Tuesday, May 29, 2012

Retroguys in tight pants

In addition to being impressed by their tolerance for vaso-constricting clothing, I had not noticed the evil all-seeing eyes of the Minnesota History Center. Lookit that. It feels sort of menacing, doesn't it? One love dudes, even though we're here in the land of Michele B. likker stores closed on Sundays and firearms available 24/7.

Monday, May 28, 2012

a really sweet dressette and blisters under my toenails

video
If it's not one thing it's another. Sure you get this unbe-fucking-lievable Alice and Olivia dress inspired by a chicken carcass.
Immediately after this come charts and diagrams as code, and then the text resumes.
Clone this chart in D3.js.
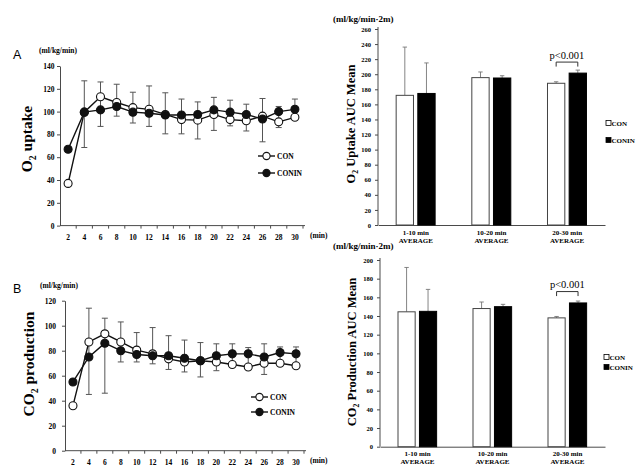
<!DOCTYPE html>
<html><head><meta charset="utf-8">
<script src="https://cdn.jsdelivr.net/npm/d3@7"></script>
<style>
body{margin:0;background:#fff}
svg{display:block}
text{font-family:"Liberation Serif","Times New Roman",serif;font-weight:bold;fill:#000}
</style>
</head><body>
<svg id="c" width="641" height="471"></svg>
<script>
// ---------- data ----------
const times = [2,4,6,8,10,12,14,16,18,20,22,24,26,28,30];
const seriesNames = ["CON","CONIN"];

// Panel A: O2 uptake (ml/kg/min)
const o2Con   = [37,99.5,113,108,103.5,102,97.5,93,92.5,97.5,93,92,96,91,95];
const o2Conin = [67,99.5,101.5,104.5,99.5,98.5,97,97,97.5,101.5,99.5,97.5,93.5,100,102];
const o2ErrTop = [null,127,126,124,117,122.5,116.5,111,108.5,112.5,110,106.5,111.5,104.5,111];
const o2ErrBot = [null,68.5,87,96,90,87,80.5,80.5,76,83.5,87.5,83,73.5,86,null];
const o2Ticks = [0,20,40,60,80,100,120,140];

// Panel B: CO2 production (ml/kg/min)
const co2Con   = [36,87,93.5,87,80.5,77.5,73.5,71,72,71,69,67,70,70,68];
const co2Conin = [55,75,86,80,77,76,76,74,72,76,77.5,77.5,75,78.5,77.5];
const co2ErrTop = [null,114,106,103,94.5,98.5,92,88.5,86.5,85.5,85.5,82.5,85.5,83,83];
const co2ErrBot = [null,45,46,71,71,69.5,65,63,59,64,null,null,61,null,null];
const co2Ticks = [0,20,40,60,80,100,120];

// AUC bar charts
const groups = ["1-10 min","10-20 min","20-30 min"];
const groupSub = "AVERAGE";
const o2AucCon     = [172,195.5,188];
const o2AucConin   = [174.5,195,201.5];
const o2AucConSD   = [64,7.5,2];
const o2AucConinSD = [40.5,3,4];
const o2AucTicks = d3.range(0,261,20);

const co2AucCon     = [144.5,148,138];
const co2AucConin   = [145,150,154];
const co2AucConSD   = [47.5,7,1.5];
const co2AucConinSD = [23.5,2.5,2];
const co2AucTicks = d3.range(0,201,20);

const pLabel = "p<0.001";
const pGroup = "20-30 min";

// ---------- drawing ----------
const svg = d3.select("#c");
const AX = "#4a4a4a";

function styleAxis(g, fs){
  g.select(".domain").attr("stroke",AX).attr("stroke-width",1);
  g.selectAll(".tick line").attr("stroke",AX);
  g.selectAll(".tick text").style("font-size",fs+"px")
    .style("font-family",'"Liberation Serif","Times New Roman",serif').style("font-weight","bold");
}

function rotTitle(x, y, parts, fs){
  const t = svg.append("text").attr("transform",`translate(${x},${y}) rotate(-90)`)
    .attr("text-anchor","middle").attr("font-size",fs);
  parts.forEach(p=>{
    const ts = t.append("tspan").text(p.t);
    if(p.sub){ ts.attr("font-size",fs*0.62).attr("dy",fs*0.25); }
    else if(p.after){ ts.attr("dy",-fs*0.25); }
  });
  return t;
}

function lineChart(o){
  const g = svg.append("g");
  const x = d3.scaleBand().domain(o.times).range([o.x0,o.x1]);
  const y = d3.scaleLinear().domain([0,o.ymax]).range([o.yb,o.yt]);
  const cx = d => x(d) + x.bandwidth()/2;

  const ya = g.append("g").attr("transform",`translate(${o.x0},0)`)
    .call(d3.axisLeft(y).tickValues(o.yticks).tickSize(3).tickSizeOuter(0).tickPadding(o.ypad));
  styleAxis(ya, 7.5);
  const xa = g.append("g").attr("transform",`translate(0,${o.yb})`)
    .call(d3.axisBottom(x).tickSize(0).tickSizeOuter(0).tickPadding(9));
  styleAxis(xa, 7.5);
  xa.select(".domain").attr("d",`M${o.x0},0H${o.x1+2}`);
  // category boundary ticks
  g.selectAll(".bt").data(o.times).join("line")
    .attr("x1",(d,i)=>o.x0 + (i+1)*x.step()).attr("x2",(d,i)=>o.x0 + (i+1)*x.step())
    .attr("y1",o.yb).attr("y2",o.yb+3).attr("stroke",AX);

  // error bars
  const eb = g.append("g").attr("stroke","#555").attr("stroke-width",1);
  o.times.forEach((t,i)=>{
    const hiV = o.errTop[i], loV = o.errBot[i];
    if(hiV==null && loV==null) return;
    const hi = hiV!=null ? hiV : Math.max(o.con[i],o.conin[i]);
    const lo = loV!=null ? loV : Math.min(o.con[i],o.conin[i]);
    eb.append("line").attr("x1",cx(t)).attr("x2",cx(t)).attr("y1",y(hi)).attr("y2",y(lo));
    if(hiV!=null) eb.append("line").attr("x1",cx(t)-3).attr("x2",cx(t)+3).attr("y1",y(hiV)).attr("y2",y(hiV));
    if(loV!=null) eb.append("line").attr("x1",cx(t)-3).attr("x2",cx(t)+3).attr("y1",y(loV)).attr("y2",y(loV));
  });

  const line = d3.line().x((d,i)=>cx(o.times[i])).y(d=>y(d));
  g.append("path").datum(o.con).attr("d",line).attr("fill","none").attr("stroke","#111").attr("stroke-width",1.4);
  g.append("path").datum(o.conin).attr("d",line).attr("fill","none").attr("stroke","#111").attr("stroke-width",1.4);
  g.selectAll(".mc").data(o.con).join("circle").attr("cx",(d,i)=>cx(o.times[i])).attr("cy",d=>y(d))
    .attr("r",4).attr("fill","#fff").attr("stroke","#111").attr("stroke-width",1.1);
  g.selectAll(".mi").data(o.conin).join("circle").attr("cx",(d,i)=>cx(o.times[i])).attr("cy",d=>y(d))
    .attr("r",4).attr("fill","#111").attr("stroke","#111").attr("stroke-width",1.1);

  // legend
  seriesNames.forEach((s,k)=>{
    const ly = o.legY[k];
    g.append("line").attr("x1",o.legX).attr("x2",o.legX+17).attr("y1",ly).attr("y2",ly).attr("stroke","#111").attr("stroke-width",1.4);
    g.append("circle").attr("cx",o.legX+8.5).attr("cy",ly).attr("r",3.6)
      .attr("fill",k===0?"#fff":"#111").attr("stroke","#111").attr("stroke-width",1.1);
    g.append("text").attr("x",o.legX+19).attr("y",ly+2.6).attr("font-size",7.5).text(s);
  });

  // labels
  svg.append("text").attr("x",o.minX).attr("y",o.yb+12.5).attr("font-size",7.5).text("(min)");
  svg.append("text").attr("x",o.unitX).attr("y",o.unitY).attr("font-size",7.5).text("(ml/kg/min)");
  svg.append("text").attr("x",o.letterX).attr("y",o.letterY).style("font-size","12.5px")
    .style("font-family",'"Liberation Sans",Arial,sans-serif').style("font-weight","normal").text(o.letter);
  rotTitle(o.titleX,o.titleY,o.title,o.titleFs);
}

function barChart(o){
  const g = svg.append("g");
  const x0 = d3.scaleBand().domain(groups).range([o.x0,o.x1]);
  const x1 = d3.scaleBand().domain(seriesNames).range([x0.bandwidth()*0.24, x0.bandwidth()*0.755]).paddingInner(0.2);
  const y = d3.scaleLinear().domain([0,o.ymax]).range([o.yb,o.yt]);

  const ya = g.append("g").attr("transform",`translate(${o.x0},0)`)
    .call(d3.axisLeft(y).tickValues(o.yticks).tickSize(3).tickSizeOuter(0).tickPadding(4));
  styleAxis(ya, 6.5);
  ya.select(".domain").attr("d",`M0,${o.yb}V${o.yt-2}`);
  const xa = g.append("g").attr("transform",`translate(0,${o.yb})`)
    .call(d3.axisBottom(x0).tickSize(0).tickSizeOuter(0).tickFormat(""));
  styleAxis(xa, 7);
  groups.forEach(gr=>{
    const t = g.append("text").attr("x",x0(gr)+x0.bandwidth()/2).attr("text-anchor","middle").attr("font-size",7);
    t.append("tspan").attr("x",x0(gr)+x0.bandwidth()/2).attr("y",o.yb+9.5).text(gr);
    t.append("tspan").attr("x",x0(gr)+x0.bandwidth()/2).attr("y",o.yb+17.5).text(groupSub);
  });

  const rows = groups.map((gr,i)=>[
    {g:gr,s:"CON",v:o.con[i],sd:o.conSD[i]},
    {g:gr,s:"CONIN",v:o.conin[i],sd:o.coninSD[i]}]).flat();
  const bx = d => x0(d.g)+x1(d.s);
  // error bars (upper only)
  g.selectAll(".e").data(rows).join("line")
    .attr("x1",d=>bx(d)+x1.bandwidth()/2).attr("x2",d=>bx(d)+x1.bandwidth()/2)
    .attr("y1",d=>y(d.v)).attr("y2",d=>y(d.v+d.sd)).attr("stroke","#777").attr("stroke-width",0.9);
  g.selectAll(".ec").data(rows).join("line")
    .attr("x1",d=>bx(d)+x1.bandwidth()/2-2.2).attr("x2",d=>bx(d)+x1.bandwidth()/2+2.2)
    .attr("y1",d=>y(d.v+d.sd)).attr("y2",d=>y(d.v+d.sd)).attr("stroke","#777").attr("stroke-width",0.9);
  g.selectAll(".b").data(rows).join("rect")
    .attr("x",bx).attr("width",x1.bandwidth())
    .attr("y",d=>y(d.v)).attr("height",d=>o.yb-y(d.v))
    .attr("fill",d=>d.s==="CON"?"#fff":"#000").attr("stroke",d=>d.s==="CON"?"#444":"#000").attr("stroke-width",1);

  // significance bracket
  const pi = groups.indexOf(pGroup);
  const top = Math.max(o.con[pi]+o.conSD[pi], o.conin[pi]+o.coninSD[pi]);
  const bxl = x0(pGroup)+x1("CON")+x1.bandwidth()/2, bxr = x0(pGroup)+x1("CONIN")+x1.bandwidth()/2;
  const yl = y(top)-o.brOff, yt = yl-4.5;
  g.append("path").attr("d",`M${bxl},${yl}V${yt}H${bxr}V${yl}`).attr("fill","none").attr("stroke","#333").attr("stroke-width",1);
  g.append("text").attr("x",(bxl+bxr)/2).attr("y",yt-3.5).attr("text-anchor","middle")
    .style("font-size","10.5px").style("font-weight","normal").text(pLabel);

  // legend
  seriesNames.forEach((s,k)=>{
    const ly = o.legY[k];
    g.append("rect").attr("x",o.legX).attr("y",ly-2.5).attr("width",5).attr("height",5)
      .attr("fill",k===0?"#fff":"#000").attr("stroke","#000").attr("stroke-width",0.8);
    g.append("text").attr("x",o.legX+5.5).attr("y",ly+2.5).attr("font-size",7).text(s);
  });

  svg.append("text").attr("x",o.unitX).attr("y",o.unitY).attr("font-size",9).text("(ml/kg/min\u00b72m)");
  rotTitle(o.titleX,o.titleY,o.title,o.titleFs);
}

lineChart({times, con:o2Con, conin:o2Conin, errTop:o2ErrTop, errBot:o2ErrBot,
  x0:60, x1:303, yb:225.6, yt:66, ymax:140, yticks:o2Ticks, ypad:2.5,
  legX:258, legY:[156,173], minX:310, unitX:39, unitY:53, letter:"A", letterX:13, letterY:59,
  titleX:32, titleY:139, titleFs:15.5,
  title:[{t:"O"},{t:"2",sub:true},{t:" uptake",after:true}]});

lineChart({times, con:co2Con, conin:co2Conin, errTop:co2ErrTop, errBot:co2ErrBot,
  x0:65, x1:304, yb:450.7, yt:300.7, ymax:120, yticks:co2Ticks, ypad:6,
  legX:251, legY:[397,412], minX:310, unitX:40, unitY:288, letter:"B", letterX:13, letterY:293,
  titleX:34, titleY:364, titleFs:15.5,
  title:[{t:"CO"},{t:"2",sub:true},{t:" production",after:true}]});

barChart({con:o2AucCon, conin:o2AucConin, conSD:o2AucConSD, coninSD:o2AucConinSD,
  x0:378, x1:605, yb:225, yt:29, ymax:260, yticks:o2AucTicks, brOff:3.5,
  legX:606, legY:[123,140], unitX:333, unitY:22,
  titleX:355, titleY:124, titleFs:12.5,
  title:[{t:"O"},{t:"2",sub:true},{t:" Uptake AUC Mean",after:true}]});

barChart({con:co2AucCon, conin:co2AucConin, conSD:co2AucConSD, coninSD:co2AucConinSD,
  x0:380, x1:605, yb:446.7, yt:260, ymax:200, yticks:co2AucTicks, brOff:5,
  legX:604, legY:[357,367], unitX:333, unitY:249,
  titleX:356, titleY:352, titleFs:12.5,
  title:[{t:"CO"},{t:"2",sub:true},{t:" Production AUC Mean",after:true}]});
</script>
</body></html>
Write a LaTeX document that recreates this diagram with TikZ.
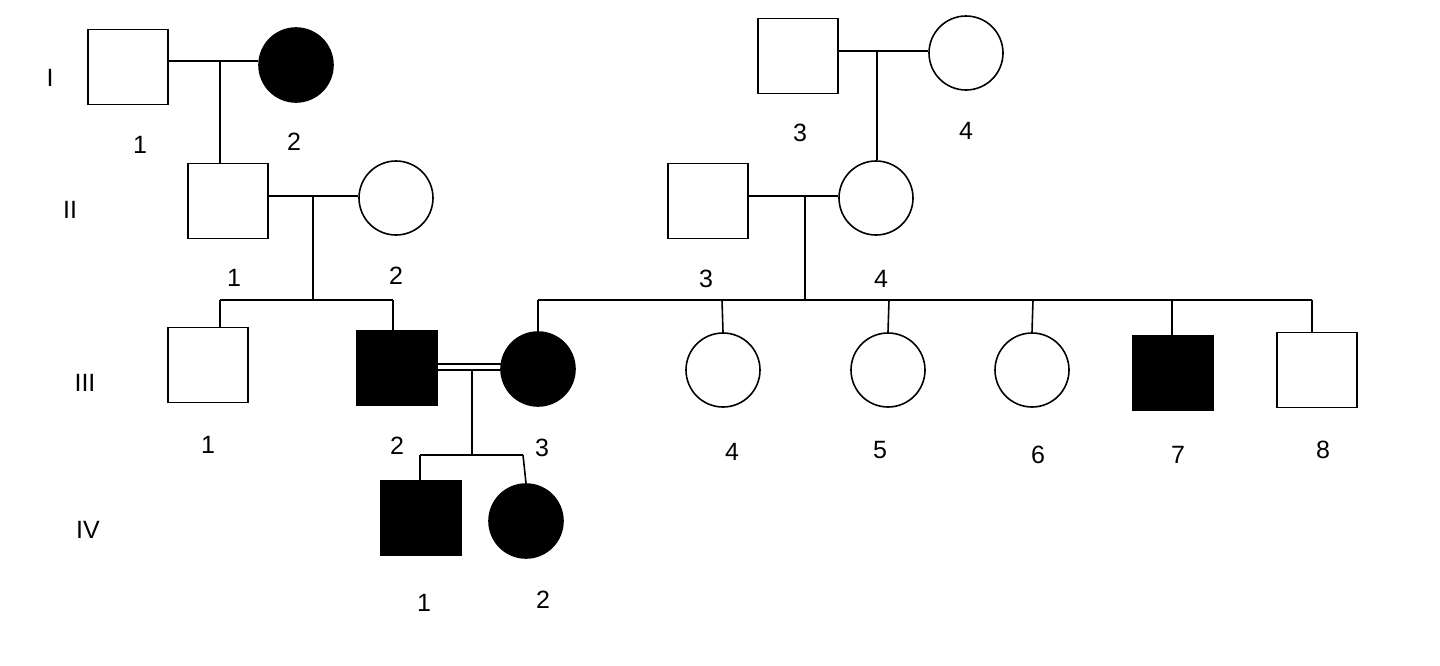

For $6. But then you get some running shoes, red, flexible, just like you like em and you run like the wind in them, but it turns out they're a little short (big shoes, i.e. shoes that fit, are nasty and long) and for 7 miles they smoosh your toenails. And your toenails get six kinds of outraged and make their point by developing blisters the size and shape of a Hostess (Toestess) Snowballs underneath the nail. My entire feet have not turned black and putrid and started to drain. Yet. So, cute dress and amputation with a rusty butter knife. You can't have everything.

Sunday, May 27, 2012

Retrorama is not ruined! Hurray!

The ladeez are killing, killing I tell ya.  Maybe I should have titled this post, Let's get this party started!  That's what I like to holler at the senior sing-alongs.
Is that a gang sign? Not the pearls, the woman on the right?  It probably means she's a member of the Science Museum and there's a reciprocal arrangement with the History Center, so when you flash the sign, yo ya get reduced-price parking sucka.

Saturday, May 26, 2012

Retrorama ruined!

The same camera that begat the Nurse Nicole debaucle strikes again! This threesome was just so cute (were just so cute?) I had to post it anyway.  Between our man about town, elbow-warming gloves on the left and the peplumed pretty on the right, you get a strong whiff of vintage here, digitalitis or no. Say, this can be a fun DIY project -- out with the colored pencils and connect the dots, color in the white parts, bedazzle them as you wish! And color me smarter because I ditched this camera for a less impressive looking but more reliable one.